Colville Tribes Rescind Colorado Wolf Offer
Colorado may have to look elsewhere for gray wolves after the Colville Business Council rescinded its offer of up to 15 of the animals when it learned the state hadn’t consulted with a local tribe on a voter-mandated reintroduction effort.
Jarred-Michael Erickson, chairman of the Colville Confederated Tribes of northern Eastern Washington, informed Jeff Davis, director of the Colorado Parks & Wildlife, about the decision in a June 6 letter that just came to light in reports out of the Centennial State late this month.
“It has come to our attention that necessary and meaningful consultation was not completed with the potentially impacted tribes. Out of respect for the sovereignty, cultures, and memberships of Indian Tribes in Colorado and neighboring states, who may be impacted by this project, the Colville Tribes cannot assist with this project at this time,” states Erickson’s letter, as posted by Steamboat Radio.
The message followed the 10-0 passage of a resolution by the Colville Business Council to that effect.
“Based on new information regarding the proposed reintroduction project in Colorado, and that we have now learned that the State of Colorado has failed to consult with the Southern Ute Tribe, the Confederated Tribes of the Colville Reservation cannot agree to the request made by the State of Colorado to provide wolves for this project at this time,” the council’s resolution states. “It is further recommended that all Directives regarding the request from the State of Colorado that the Tribes provide wolves, that were passed up to the date of this recommendation be rescinded, including, but not limited to those passed on September 19, 2023 and October 3, 2023.”
Plans had called for the wolves to be captured on the Colville Tribes’ sprawling reservation between this December and next March. The tribes have sole management authority over wildlife on their reservation and manage wolves jointly with WDFW on the so-called North Half, a mix of private, state and federal land.

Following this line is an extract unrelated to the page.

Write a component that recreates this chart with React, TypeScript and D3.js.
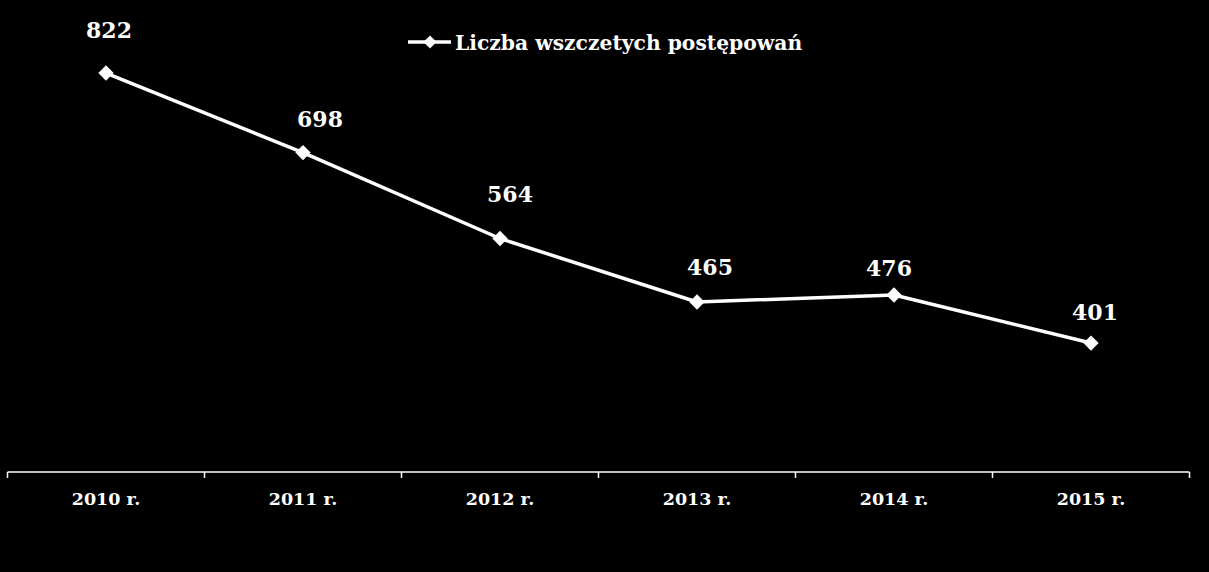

CPW officials took Erickson’s letter to mean the door for working with the tribes on wolves wasn’t necessarily permanently closed in terms of future translocations. Davis, who previously worked for WDFW as its conservation director, told Steamboat Radio that wolf restoration efforts would continue.
Idaho, Wyoming and Montana have all declined to donate wolves. Last winter, Oregon allowed CPW crews to capture 10 in the state’s northeastern corner as part of a one-year deal.
Officially, there hasn’t been a final decision on whether Washington will participate in the reintroduction, narrowly passed by Colorado voters in fall 2020 and which was required to get off the ground by the end of last year. Colorado’s request to WDFW last spring for some wolves came at a tricky time as the agency finalized a five-year periodic status review on the species and ultimately recommended downlisting wolves to sensitive status. However, earlier this month, the Washington Fish and Wildlife Commission essentially left them as state endangered. It’s hard to imagine how an “endangered” population could sustain the loss of a dozen or more wolves.
Consulting with tribes may be new for Colorado, but it has been a hot button around fish and wildlife management in Washington. The commission’s draft Conservation Policy drew widespread pushback from tribes and was paused to try and figure out how to hold government to government meetings on it. And ahead of the panel’s recent vote on statewide cougar hunting regulations, two tribes asked for consultation on that, with the Stillaguamish Tribe formally asking that the decision be postponed. It wasn’t.
The Colville Tribes and wolves have also been in the news as a widely circulated article questioned their 2023 wolf count, which WDFW has stood by.
The Southern Ute Tribe, which earlier this year filed legal action against the state of Colorado for blocking it from taking part in sports gambling, opposed the wolf reintroduction since before that 2020 ballot initiative was passed.